Written for the film Dangerous Moonlight in 1941, it in part depicts the romance between the character of Polish musician and airman Stefan Radetzky with American reporter Carol Peters, during World War II. Its popularity has generated over a hundred recordings, with sales of over five million US dollars.
“Unique with films is the phenomenon that although the film itself may be forgotten, components of the film may well stand the test of time,” wrote R. F. Sun. “The theme of the ‘Warsaw Concerto’… would almost certainly stir memories in many, and recognition by most, current musicians and cinemaphiles both.”

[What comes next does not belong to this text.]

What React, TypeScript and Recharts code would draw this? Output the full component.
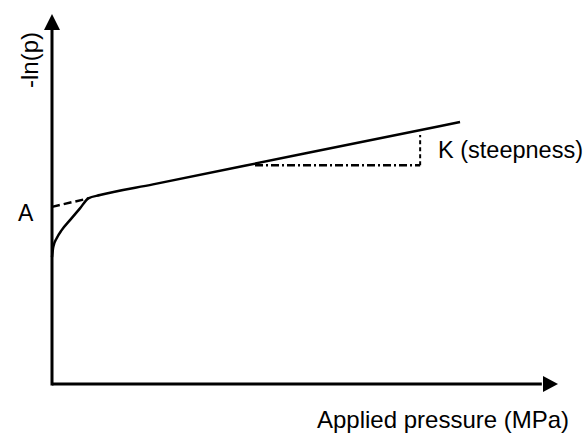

The work has an intentional feel of Rachmaninov, with arranger and orchestrator Roy Douglas having played a significant role in the work’s development. While this brings a certain lushness to its sound, one might also hear a foreshadowing of the age of the Soviet Union, the cultural impact of which can still be seen in Warsaw today – most likely an unexpected effect for a work written in 1941.